● TO DO: Leave out every picture, then output exactly the lines between the ones holding "Reproduce this chart" and "157, 190, 194];", inclusive, and nothing beyond them.

● SUPPLIED DATA:
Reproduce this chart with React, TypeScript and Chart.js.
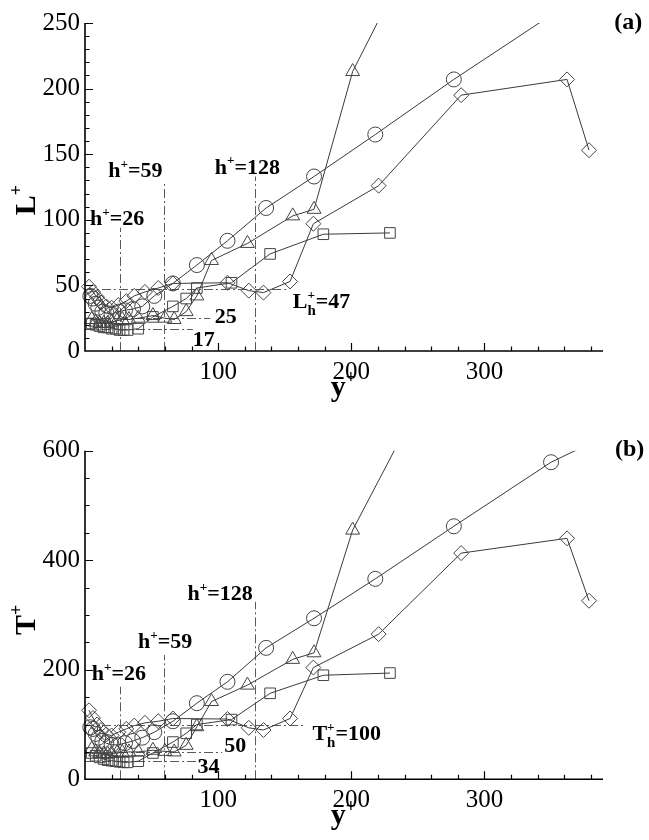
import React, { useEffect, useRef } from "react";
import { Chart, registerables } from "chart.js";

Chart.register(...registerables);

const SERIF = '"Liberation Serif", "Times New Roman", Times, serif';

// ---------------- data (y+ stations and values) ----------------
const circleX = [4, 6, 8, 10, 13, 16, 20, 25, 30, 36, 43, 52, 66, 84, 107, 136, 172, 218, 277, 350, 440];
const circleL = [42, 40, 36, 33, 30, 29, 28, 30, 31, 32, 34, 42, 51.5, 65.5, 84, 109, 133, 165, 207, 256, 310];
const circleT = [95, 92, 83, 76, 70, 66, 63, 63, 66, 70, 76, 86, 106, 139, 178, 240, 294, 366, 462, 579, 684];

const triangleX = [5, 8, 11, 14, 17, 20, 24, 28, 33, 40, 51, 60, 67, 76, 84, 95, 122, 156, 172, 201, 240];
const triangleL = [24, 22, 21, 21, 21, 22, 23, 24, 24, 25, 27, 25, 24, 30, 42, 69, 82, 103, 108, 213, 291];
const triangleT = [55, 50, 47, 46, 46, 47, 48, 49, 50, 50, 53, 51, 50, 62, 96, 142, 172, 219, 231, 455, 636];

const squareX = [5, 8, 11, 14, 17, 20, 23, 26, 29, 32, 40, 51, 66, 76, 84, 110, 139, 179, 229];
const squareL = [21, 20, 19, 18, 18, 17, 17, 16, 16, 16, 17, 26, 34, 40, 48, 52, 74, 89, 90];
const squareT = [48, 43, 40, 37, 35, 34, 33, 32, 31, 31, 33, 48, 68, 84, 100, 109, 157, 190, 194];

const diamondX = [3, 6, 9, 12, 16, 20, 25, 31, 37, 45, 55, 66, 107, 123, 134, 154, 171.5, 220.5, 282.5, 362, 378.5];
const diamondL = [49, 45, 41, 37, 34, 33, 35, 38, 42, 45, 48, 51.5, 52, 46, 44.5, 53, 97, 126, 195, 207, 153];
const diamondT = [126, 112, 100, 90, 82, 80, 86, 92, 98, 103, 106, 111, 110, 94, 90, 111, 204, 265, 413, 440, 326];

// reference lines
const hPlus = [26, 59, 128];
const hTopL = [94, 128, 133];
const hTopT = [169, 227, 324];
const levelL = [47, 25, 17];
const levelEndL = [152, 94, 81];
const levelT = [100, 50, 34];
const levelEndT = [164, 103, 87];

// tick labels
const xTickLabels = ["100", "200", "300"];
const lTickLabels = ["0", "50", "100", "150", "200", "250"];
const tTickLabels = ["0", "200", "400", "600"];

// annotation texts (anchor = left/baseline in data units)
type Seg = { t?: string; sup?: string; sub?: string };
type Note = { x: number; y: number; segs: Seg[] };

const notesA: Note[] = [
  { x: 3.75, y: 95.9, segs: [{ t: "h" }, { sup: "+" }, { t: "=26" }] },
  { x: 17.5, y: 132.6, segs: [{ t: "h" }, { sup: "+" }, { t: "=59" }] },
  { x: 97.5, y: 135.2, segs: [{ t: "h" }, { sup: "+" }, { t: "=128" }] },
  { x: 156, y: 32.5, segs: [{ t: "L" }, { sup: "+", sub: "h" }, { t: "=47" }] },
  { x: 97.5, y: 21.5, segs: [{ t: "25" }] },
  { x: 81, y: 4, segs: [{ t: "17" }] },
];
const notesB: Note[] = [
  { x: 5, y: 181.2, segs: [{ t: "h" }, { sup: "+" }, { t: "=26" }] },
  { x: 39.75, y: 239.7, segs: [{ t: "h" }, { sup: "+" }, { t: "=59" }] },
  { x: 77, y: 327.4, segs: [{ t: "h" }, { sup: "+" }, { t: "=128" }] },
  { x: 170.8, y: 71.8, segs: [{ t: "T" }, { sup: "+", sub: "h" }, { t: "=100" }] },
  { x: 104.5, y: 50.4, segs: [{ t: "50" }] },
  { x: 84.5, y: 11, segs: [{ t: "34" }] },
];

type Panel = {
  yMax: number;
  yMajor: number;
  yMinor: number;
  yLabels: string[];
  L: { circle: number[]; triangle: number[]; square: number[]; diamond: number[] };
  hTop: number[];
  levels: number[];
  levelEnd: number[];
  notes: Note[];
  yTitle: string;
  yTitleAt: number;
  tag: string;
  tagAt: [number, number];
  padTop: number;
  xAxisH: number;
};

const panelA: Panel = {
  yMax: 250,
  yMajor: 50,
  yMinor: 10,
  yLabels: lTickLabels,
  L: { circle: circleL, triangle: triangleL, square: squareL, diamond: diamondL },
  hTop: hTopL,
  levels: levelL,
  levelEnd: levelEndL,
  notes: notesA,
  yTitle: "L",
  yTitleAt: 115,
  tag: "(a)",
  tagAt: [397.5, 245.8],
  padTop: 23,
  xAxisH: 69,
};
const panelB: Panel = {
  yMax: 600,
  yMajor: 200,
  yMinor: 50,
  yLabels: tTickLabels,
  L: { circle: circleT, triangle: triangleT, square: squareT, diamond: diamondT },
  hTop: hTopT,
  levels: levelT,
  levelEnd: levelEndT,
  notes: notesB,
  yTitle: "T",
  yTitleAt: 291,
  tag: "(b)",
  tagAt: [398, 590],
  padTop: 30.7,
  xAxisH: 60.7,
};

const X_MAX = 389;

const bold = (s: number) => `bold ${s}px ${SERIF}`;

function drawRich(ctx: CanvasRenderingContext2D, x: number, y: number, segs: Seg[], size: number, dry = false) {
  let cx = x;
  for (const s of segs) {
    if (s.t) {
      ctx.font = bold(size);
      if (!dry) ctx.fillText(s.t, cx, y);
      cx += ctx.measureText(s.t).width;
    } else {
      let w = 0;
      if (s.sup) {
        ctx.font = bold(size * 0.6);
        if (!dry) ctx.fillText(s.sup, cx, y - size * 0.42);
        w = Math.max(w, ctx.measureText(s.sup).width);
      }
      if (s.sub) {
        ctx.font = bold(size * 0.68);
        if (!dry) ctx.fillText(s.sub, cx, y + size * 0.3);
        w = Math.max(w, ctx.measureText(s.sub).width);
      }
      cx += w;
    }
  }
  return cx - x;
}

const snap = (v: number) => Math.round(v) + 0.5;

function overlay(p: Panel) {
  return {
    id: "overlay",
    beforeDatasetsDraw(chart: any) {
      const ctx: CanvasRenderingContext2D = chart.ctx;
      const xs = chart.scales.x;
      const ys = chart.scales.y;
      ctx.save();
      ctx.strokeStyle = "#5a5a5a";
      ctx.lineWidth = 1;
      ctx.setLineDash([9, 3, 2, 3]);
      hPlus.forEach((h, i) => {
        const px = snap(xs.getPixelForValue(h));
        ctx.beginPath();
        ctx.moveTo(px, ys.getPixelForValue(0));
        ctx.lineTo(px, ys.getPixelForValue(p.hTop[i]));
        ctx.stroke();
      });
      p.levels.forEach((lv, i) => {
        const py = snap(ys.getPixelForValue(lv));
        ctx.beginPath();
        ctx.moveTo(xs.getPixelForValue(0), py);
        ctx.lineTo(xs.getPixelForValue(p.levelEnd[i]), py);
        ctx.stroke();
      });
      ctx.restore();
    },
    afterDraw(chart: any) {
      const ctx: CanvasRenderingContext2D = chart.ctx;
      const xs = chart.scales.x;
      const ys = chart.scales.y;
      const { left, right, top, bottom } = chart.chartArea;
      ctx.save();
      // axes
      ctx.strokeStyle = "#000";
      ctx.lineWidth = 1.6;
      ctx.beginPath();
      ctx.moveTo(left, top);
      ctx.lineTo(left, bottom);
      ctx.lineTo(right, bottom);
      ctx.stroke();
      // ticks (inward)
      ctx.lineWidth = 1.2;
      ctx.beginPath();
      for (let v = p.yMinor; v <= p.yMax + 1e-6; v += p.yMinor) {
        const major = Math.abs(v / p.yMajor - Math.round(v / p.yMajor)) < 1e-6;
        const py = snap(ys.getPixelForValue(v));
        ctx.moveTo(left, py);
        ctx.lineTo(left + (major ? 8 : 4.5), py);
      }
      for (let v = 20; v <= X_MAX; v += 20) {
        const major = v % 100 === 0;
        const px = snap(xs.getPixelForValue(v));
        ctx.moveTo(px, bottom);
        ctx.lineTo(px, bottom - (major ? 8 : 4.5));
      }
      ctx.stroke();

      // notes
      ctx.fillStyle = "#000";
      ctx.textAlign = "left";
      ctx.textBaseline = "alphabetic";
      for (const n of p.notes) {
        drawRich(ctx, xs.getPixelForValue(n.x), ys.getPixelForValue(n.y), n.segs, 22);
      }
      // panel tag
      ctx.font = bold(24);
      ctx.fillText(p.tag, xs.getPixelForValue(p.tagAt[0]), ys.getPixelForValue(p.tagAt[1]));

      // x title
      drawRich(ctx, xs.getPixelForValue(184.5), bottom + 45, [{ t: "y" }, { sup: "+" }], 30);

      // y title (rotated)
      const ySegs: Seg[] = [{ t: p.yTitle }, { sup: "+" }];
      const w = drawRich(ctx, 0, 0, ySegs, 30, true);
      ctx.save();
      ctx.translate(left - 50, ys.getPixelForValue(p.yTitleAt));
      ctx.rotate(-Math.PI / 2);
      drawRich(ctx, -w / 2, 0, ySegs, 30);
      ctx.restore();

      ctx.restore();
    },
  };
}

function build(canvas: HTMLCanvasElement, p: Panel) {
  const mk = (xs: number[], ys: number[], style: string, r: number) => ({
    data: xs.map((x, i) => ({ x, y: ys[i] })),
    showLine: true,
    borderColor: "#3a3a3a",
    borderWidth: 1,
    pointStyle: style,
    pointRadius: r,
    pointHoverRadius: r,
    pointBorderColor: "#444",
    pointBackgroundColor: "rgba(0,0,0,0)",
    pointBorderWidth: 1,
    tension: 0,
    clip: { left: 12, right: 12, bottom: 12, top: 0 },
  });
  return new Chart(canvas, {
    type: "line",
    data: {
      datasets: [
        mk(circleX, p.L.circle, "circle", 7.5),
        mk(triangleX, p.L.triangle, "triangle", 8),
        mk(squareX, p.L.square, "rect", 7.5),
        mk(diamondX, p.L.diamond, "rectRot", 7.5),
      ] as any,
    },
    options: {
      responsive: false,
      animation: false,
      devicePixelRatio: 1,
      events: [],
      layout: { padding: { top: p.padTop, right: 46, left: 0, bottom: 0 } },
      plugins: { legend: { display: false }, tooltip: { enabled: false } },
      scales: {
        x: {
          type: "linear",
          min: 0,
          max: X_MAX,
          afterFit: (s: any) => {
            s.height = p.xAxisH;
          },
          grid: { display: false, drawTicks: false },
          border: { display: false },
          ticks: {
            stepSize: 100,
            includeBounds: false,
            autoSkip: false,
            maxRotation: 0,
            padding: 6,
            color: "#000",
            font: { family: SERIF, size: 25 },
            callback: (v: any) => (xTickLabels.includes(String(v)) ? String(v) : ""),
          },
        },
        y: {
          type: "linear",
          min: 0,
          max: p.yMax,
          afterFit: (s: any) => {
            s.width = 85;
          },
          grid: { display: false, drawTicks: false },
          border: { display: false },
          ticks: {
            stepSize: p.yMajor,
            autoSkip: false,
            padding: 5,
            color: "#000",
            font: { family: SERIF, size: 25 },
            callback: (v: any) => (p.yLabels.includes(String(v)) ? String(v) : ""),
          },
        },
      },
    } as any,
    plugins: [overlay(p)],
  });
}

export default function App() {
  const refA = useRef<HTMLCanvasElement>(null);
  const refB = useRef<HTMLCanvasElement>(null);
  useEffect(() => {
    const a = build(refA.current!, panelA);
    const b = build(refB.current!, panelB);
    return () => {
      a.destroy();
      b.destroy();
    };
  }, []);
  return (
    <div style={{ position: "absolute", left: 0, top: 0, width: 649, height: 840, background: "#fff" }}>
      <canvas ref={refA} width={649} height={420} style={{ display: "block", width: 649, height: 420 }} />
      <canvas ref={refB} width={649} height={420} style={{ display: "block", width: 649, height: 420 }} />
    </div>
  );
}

...

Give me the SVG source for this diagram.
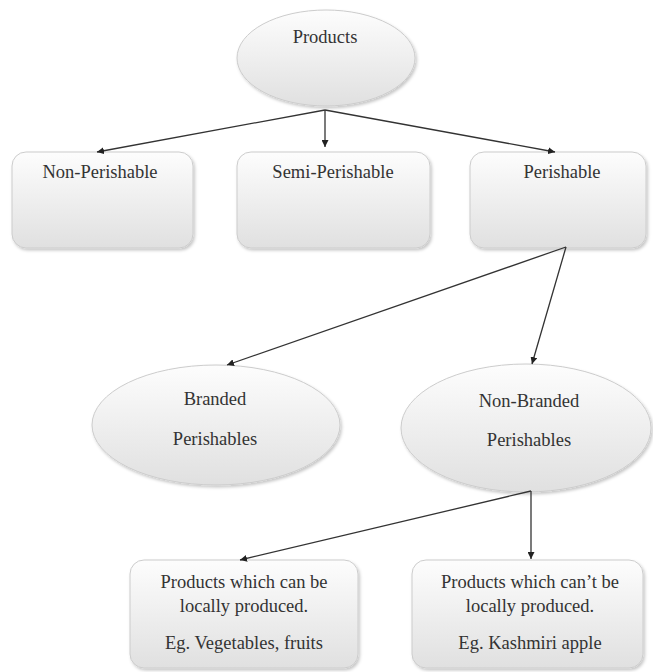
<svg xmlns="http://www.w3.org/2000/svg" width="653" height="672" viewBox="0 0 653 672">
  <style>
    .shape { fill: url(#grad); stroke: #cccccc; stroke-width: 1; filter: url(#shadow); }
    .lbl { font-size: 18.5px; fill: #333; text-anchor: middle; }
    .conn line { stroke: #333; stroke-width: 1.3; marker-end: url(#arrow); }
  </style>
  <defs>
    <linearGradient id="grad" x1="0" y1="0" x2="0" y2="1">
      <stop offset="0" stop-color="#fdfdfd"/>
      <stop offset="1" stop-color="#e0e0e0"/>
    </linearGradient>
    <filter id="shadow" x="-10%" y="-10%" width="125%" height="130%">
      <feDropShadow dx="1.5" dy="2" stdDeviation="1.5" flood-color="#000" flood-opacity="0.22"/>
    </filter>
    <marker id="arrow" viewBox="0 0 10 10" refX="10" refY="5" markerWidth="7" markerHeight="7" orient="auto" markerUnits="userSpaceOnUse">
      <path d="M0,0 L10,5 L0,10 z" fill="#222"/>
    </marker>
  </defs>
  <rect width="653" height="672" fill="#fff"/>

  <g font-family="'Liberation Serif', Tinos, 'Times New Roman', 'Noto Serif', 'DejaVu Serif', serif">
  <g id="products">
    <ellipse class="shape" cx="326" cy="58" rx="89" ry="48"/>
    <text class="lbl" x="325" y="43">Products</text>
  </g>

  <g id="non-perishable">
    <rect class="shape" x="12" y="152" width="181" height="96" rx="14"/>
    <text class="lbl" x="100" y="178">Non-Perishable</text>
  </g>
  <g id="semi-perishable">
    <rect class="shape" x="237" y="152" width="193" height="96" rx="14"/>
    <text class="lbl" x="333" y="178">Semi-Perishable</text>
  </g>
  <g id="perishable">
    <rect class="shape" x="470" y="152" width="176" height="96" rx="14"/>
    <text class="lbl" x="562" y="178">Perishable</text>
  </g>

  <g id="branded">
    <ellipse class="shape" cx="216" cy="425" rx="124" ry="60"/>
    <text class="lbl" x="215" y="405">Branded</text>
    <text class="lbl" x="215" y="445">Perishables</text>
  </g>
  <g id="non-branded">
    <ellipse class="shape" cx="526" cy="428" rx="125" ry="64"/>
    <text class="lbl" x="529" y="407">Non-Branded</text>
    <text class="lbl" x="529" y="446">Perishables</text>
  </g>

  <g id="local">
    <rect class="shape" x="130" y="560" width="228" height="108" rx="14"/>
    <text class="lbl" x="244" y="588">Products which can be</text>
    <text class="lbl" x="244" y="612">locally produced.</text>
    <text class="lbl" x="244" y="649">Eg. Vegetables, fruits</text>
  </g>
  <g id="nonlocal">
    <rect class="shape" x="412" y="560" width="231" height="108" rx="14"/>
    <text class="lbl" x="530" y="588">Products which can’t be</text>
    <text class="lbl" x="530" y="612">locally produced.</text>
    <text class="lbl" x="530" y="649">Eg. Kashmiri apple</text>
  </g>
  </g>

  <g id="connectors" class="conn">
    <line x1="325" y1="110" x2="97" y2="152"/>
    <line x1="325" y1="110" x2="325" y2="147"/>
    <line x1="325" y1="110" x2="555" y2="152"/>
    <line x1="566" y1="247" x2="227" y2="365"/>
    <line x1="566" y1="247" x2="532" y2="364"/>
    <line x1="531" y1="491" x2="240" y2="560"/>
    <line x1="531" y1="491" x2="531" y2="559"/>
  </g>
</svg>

● SOLUTION TO THE EXERCISE:
Reproduce this chart with React, TypeScript and Chart.js.
import React, { useEffect, useRef } from "react";
import { Chart, registerables } from "chart.js";

Chart.register(...registerables);

const SERIF = '"Liberation Serif", "Times New Roman", Times, serif';

// ---------------- data (y+ stations and values) ----------------
const circleX = [4, 6, 8, 10, 13, 16, 20, 25, 30, 36, 43, 52, 66, 84, 107, 136, 172, 218, 277, 350, 440];
const circleL = [42, 40, 36, 33, 30, 29, 28, 30, 31, 32, 34, 42, 51.5, 65.5, 84, 109, 133, 165, 207, 256, 310];
const circleT = [95, 92, 83, 76, 70, 66, 63, 63, 66, 70, 76, 86, 106, 139, 178, 240, 294, 366, 462, 579, 684];

const triangleX = [5, 8, 11, 14, 17, 20, 24, 28, 33, 40, 51, 60, 67, 76, 84, 95, 122, 156, 172, 201, 240];
const triangleL = [24, 22, 21, 21, 21, 22, 23, 24, 24, 25, 27, 25, 24, 30, 42, 69, 82, 103, 108, 213, 291];
const triangleT = [55, 50, 47, 46, 46, 47, 48, 49, 50, 50, 53, 51, 50, 62, 96, 142, 172, 219, 231, 455, 636];

const squareX = [5, 8, 11, 14, 17, 20, 23, 26, 29, 32, 40, 51, 66, 76, 84, 110, 139, 179, 229];
const squareL = [21, 20, 19, 18, 18, 17, 17, 16, 16, 16, 17, 26, 34, 40, 48, 52, 74, 89, 90];
const squareT = [48, 43, 40, 37, 35, 34, 33, 32, 31, 31, 33, 48, 68, 84, 100, 109, 157, 190, 194];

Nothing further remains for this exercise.